Wealth Versus Health

SYNOPSIS: More on fuzzy math and deception by the Bush Administration

The Bush administration really, really dislikes sharing information with Congress. Dick Cheney refuses to release the records of his energy task force; Tom Ridge won't testify on homeland security; and last week Thomas Scully defied a subpoena from the Small Business Committee.

Who? What? If you are an American over 65, or are considering becoming one, you should pay more attention. Mr. Scully, you see, is the director of Medicare and Medicaid. The specific issue on which he refused to testify — payments to providers of portable X-ray machines — sounds arcane. But the real story here is the collision between tax-cut myths and fiscal reality, with Medicare caught in the middle.

The background is the recent surge in health care expenses. During the 1990's the rise of H.M.O.'s put a squeeze on medical bills; now there is nothing left to squeeze. So H.M.O.'s are sharply increasing their payments to health-care providers, and the federal programs overseen by Mr. Scully are under pressure to follow suit. Since these programs cost more than national defense, we're talking about a lot of money here.

Still, if medical care is a priority, which it surely is for the voters, why doesn't the government simply provide the necessary resources? You already know the answer: it's hard to reconcile realistic spending increases with plans for more tax cuts.

Last year the administration claimed that it could easily cut taxes without tapping the Social Security surplus. Those claims were false, but Sept. 11 provided cover: who cares about lockboxes when we're in pursuit of evildoers?

True, skeptics have raised a few questions. Given that we face a major new demand on the budget, shouldn't we reconsider a tax cut proposed in more peaceful times? (Instead, the administration wants to make the tax cut permanent.) Don't taxes normally go up in wartime, as a matter of shared sacrifice? And isn't it a little strange, given all the martial rhetoric, that the administration's recent 10-year budget proposal allocated more money to a second round of tax cuts ($665 billion) than it did to new defense spending ($625 billion)?

But as the cartoonist Tom Tomorrow has explained, the answer to all such questions is, "Why do you hate America?" A patriotic public is in no mood to question its leader's policies.

The really amazing thing is that raiding the lockbox wasn't enough. In the name of fighting terrorism the administration has in effect diverted $2 trillion of Social Security surpluses, previously pledged to debt reduction, to cover the revenue losses from tax cuts. But realistic projections now show permanent deficits in the federal budget as a whole. This threatens the administration's story line, which says that now is the time for even more tax cuts.

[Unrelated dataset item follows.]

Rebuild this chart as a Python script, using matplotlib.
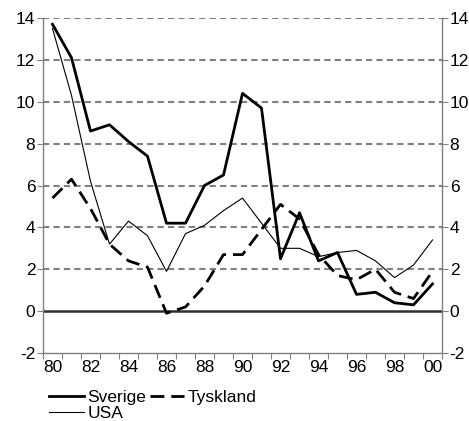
import numpy as np
import matplotlib
matplotlib.use("Agg")
import matplotlib.pyplot as plt

plt.rcParams['font.family'] = ['Liberation Sans', 'DejaVu Sans']
plt.rcParams['axes.unicode_minus'] = False

# data
years = list(range(1980, 2001))
year_labels = ["80", "82", "84", "86", "88", "90", "92", "94", "96", "98", "00"]
sverige = [13.7, 12.1, 8.6, 8.9, 8.1, 7.4, 4.2, 4.2, 6.0, 6.5, 10.4, 9.7,
           2.5, 4.7, 2.4, 2.8, 0.8, 0.9, 0.4, 0.3, 1.3]
tyskland = [5.4, 6.3, 4.9, 3.2, 2.4, 2.1, -0.1, 0.2, 1.2, 2.7, 2.7, 3.9,
            5.1, 4.4, 2.7, 1.7, 1.5, 2.0, 0.9, 0.6, 1.9]
usa = [13.5, 10.3, 6.2, 3.2, 4.3, 3.6, 1.9, 3.7, 4.1, 4.8, 5.4, 4.2,
       3.0, 3.0, 2.6, 2.8, 2.9, 2.4, 1.6, 2.2, 3.4]

x = np.arange(len(years))
grey = '#808080'
fs = 12.5

fig = plt.figure(figsize=(4.69, 4.21), dpi=100)
ax = fig.add_axes([43 / 469, 1 - 353 / 421, 399 / 469, 335 / 421])

# grid
for v in range(2, 16, 2):
    ax.axhline(v, color=grey, linestyle=(0, (3, 2)), linewidth=1.5, zorder=1)
ax.axhline(0, color='#303030', linewidth=1.8, zorder=1)

ax.plot(x, sverige, color='black', linewidth=2.0, label='Sverige', zorder=3)
ax.plot(x, usa, color='black', linewidth=0.8, label='USA', zorder=3)
ax.plot(x, tyskland, color='black', linewidth=2.0, linestyle=(0, (5, 2.5)),
        label='Tyskland', zorder=3)

ax.set_xlim(-0.5, len(years) - 0.5)
ax.set_ylim(-2, 14)

# category axis: ticks between categories, labels every second year
ax.set_xticks(np.arange(-0.5, len(years), 1.0))
ax.set_xticks(x[::2], minor=True)
ax.set_xticklabels([])
ax.set_xticklabels(year_labels, minor=True)
ax.tick_params(axis='x', which='major', length=4, color=grey, direction='out')
ax.tick_params(axis='x', which='minor', length=0, labelsize=fs, pad=5)

ax.set_yticks(range(-2, 16, 2))
ax.tick_params(axis='y', which='major', length=4, color=grey, labelsize=fs,
               left=True, right=True, labelleft=True, labelright=True, pad=1.5)

ax.spines['top'].set_visible(False)
for s in ['left', 'right', 'bottom']:
    ax.spines[s].set_color(grey)
    ax.spines[s].set_linewidth(1.0)

ax.legend(ncol=2, loc='upper left', bbox_to_anchor=(0.015, -0.11),
          frameon=False, fontsize=fs, handlelength=2.0, handletextpad=0.2,
          columnspacing=0.2, labelspacing=0.05, borderaxespad=0,
          borderpad=0)

fig.savefig('out.png', dpi=100)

So there is intense pressure within the administration to dress up the fiscal picture by underestimating future spending — health-care spending in particular. Robert Greenstein of the Center on Budget and Policy Priorities writes that the administration's budget "assumes an extraordinarily low rate of growth in Medicare costs." And since it would be hard to justify low projections of future cost growth if current costs are surging, there is also intense pressure to keep actual Medicare payments low, despite rapidly rising costs in the private sector.

And that brings us back to Mr. Scully's defiance. Any health-care professional will tell you that Medicare's payment rates are increasingly inadequate. Many physicians now turn away Medicare patients; and service providers, like the companies that do X-rays at nursing homes, are going out of business. When Mr. Scully discovered that he would have to face some of those service providers, he walked out. You can't blame him (except that he was breaking the law). After all, he's under orders to keep those numbers down.

The real lesson here is that things add up. The administration has been able to push tax cuts that mainly go to the wealthiest few percent of Americans, because the downside seems abstract; the middle class doesn't understand that those cuts will eventually starve programs that it counts on, like Medicare.

But the downside has already begun. There is a direct link between the administration's affluent-friendly tax cuts and the growing crisis of Medicare underfunding; it really is a case of their wealth versus your health.